You see that the trajectory seems to be chaotic.

And at some point you just undo what it was doing, and

we go back to the initial state.

That would mean that if I kept running the simulation I will get

an oscillating system.

Okay?

So then, if I have an oscillating system,

I can definitely prove that with two ants I don't have to go to infinity.

I can stay in a finite region.

So, I think what's the interesting conclusion we can get from this model.

I think, it has some impact on the way you think about science.

So, first, it's a system where you know very well the law that govern the system

because definitely it has been artificially created by a.

So, we basically build this rule according to our convenience.

And so, it mean that we know the fundamental law of nature, okay, for

this system.

But still, it doesn't allow us to predict a detailed aspect of this dynamic.

For instance, we are totally unable to predict, theoretically,

at what time the first highway will appears.

We can observe the system, of course.

But we can have no mathematics that tells us when it will happen.

So it means that even though you know perfectly well

the macroscopic behavior of a system,

you may be totally unable to predict the microscopic behavior.

The only solution to know what will happen is to observe the system.

So for the ant we have just to sit in front of a computer.

And to wait until the first highway appears and then we say oh,

that's the time at which it happened, okay?

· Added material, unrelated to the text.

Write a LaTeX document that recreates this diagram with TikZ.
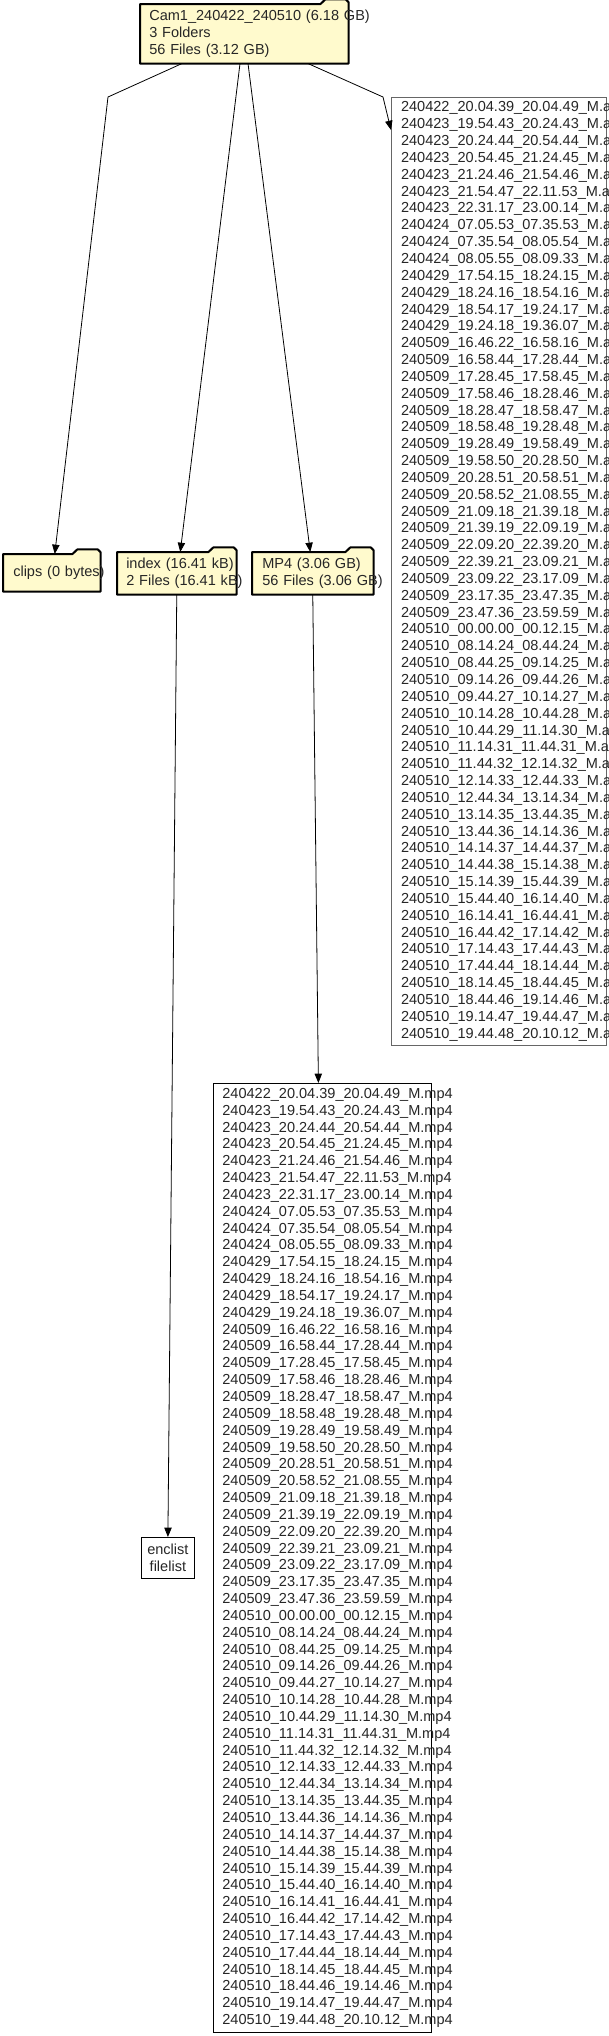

So of course it would be a very bad news if it would be exactly the same thing for

all systems, think of the weather forecast.

So we are very happy to be able to predict the forecast for

tomorrow in less time than waiting tomorrow.

But if I apply the same situation as for

the ant, it would mean that if I wanted to know what's the weather tomorrow,

I just have to wait until tomorrow and observe, so.

But here you see that some example,

some problems, they cannot be computed faster than the observation.

It's just too complicated.

And that's an example of a dynamical in system where, so far, either we have not

been smart enough to be able to predict, or there's no way to predict it still.

I would say an open question,

yet there's a few thing that we could guess or know about our ant.

Is the fact that it has to go to infinity, or

that some oscillatory motion is possible.

But if you think of how we could get this info,

it's only from the symmetry of the rule.

So basically, we could find what very fundamental law

are associated to this microscopic rules.

And from those we can derive some very general results about

time irreversibility or the fact that you have to go to infinity.

But you don't know the detail, you don't know when.

So again, we see that it's often the symmetry, or the conservation law,

or some particularity of the rule that can let you do prediction.

But maybe you cannot do everything you want.

And I'd like just to come back to these examples that I showed you

in our first module on cellular automata, and you've seen these patterns.

And the question is are those patterns complex?

Are they also so complex that we cannot

predict what they will be until I'm actually observing them?

And in that case the answer is no.

Actually, I can find an algorithms which compute faster than the itself.

Actually if you run your cellular automata, which is a n by

19:04

It's because observe that if you [COUGH] look at your rule at some

specific time namely, when the time interval is a power of 2,

you see that you exactly reproduce your initial motif with some translation.

So, this parity rule does only one thing at power of 2 iteration time.

You take the initial configuration, you move it left,

right, down and up by a given amount.

And then you do a superposition with your previous image.

So that's why when you have exactly a power of 2 number of iteration,

the image is very clear.

Now if it's not the power of 2, then you just have to decompose your number of

iteration into a sum of power of 2, which is logarithmic operation.

And then you can just sum up everything and you know exactly the result.

So, that's an example where you don't have to wait for

the simulation to finish to know what's the result.

You have mathematics that allows you to go faster.

And of course, that's nice if we want to do prediction.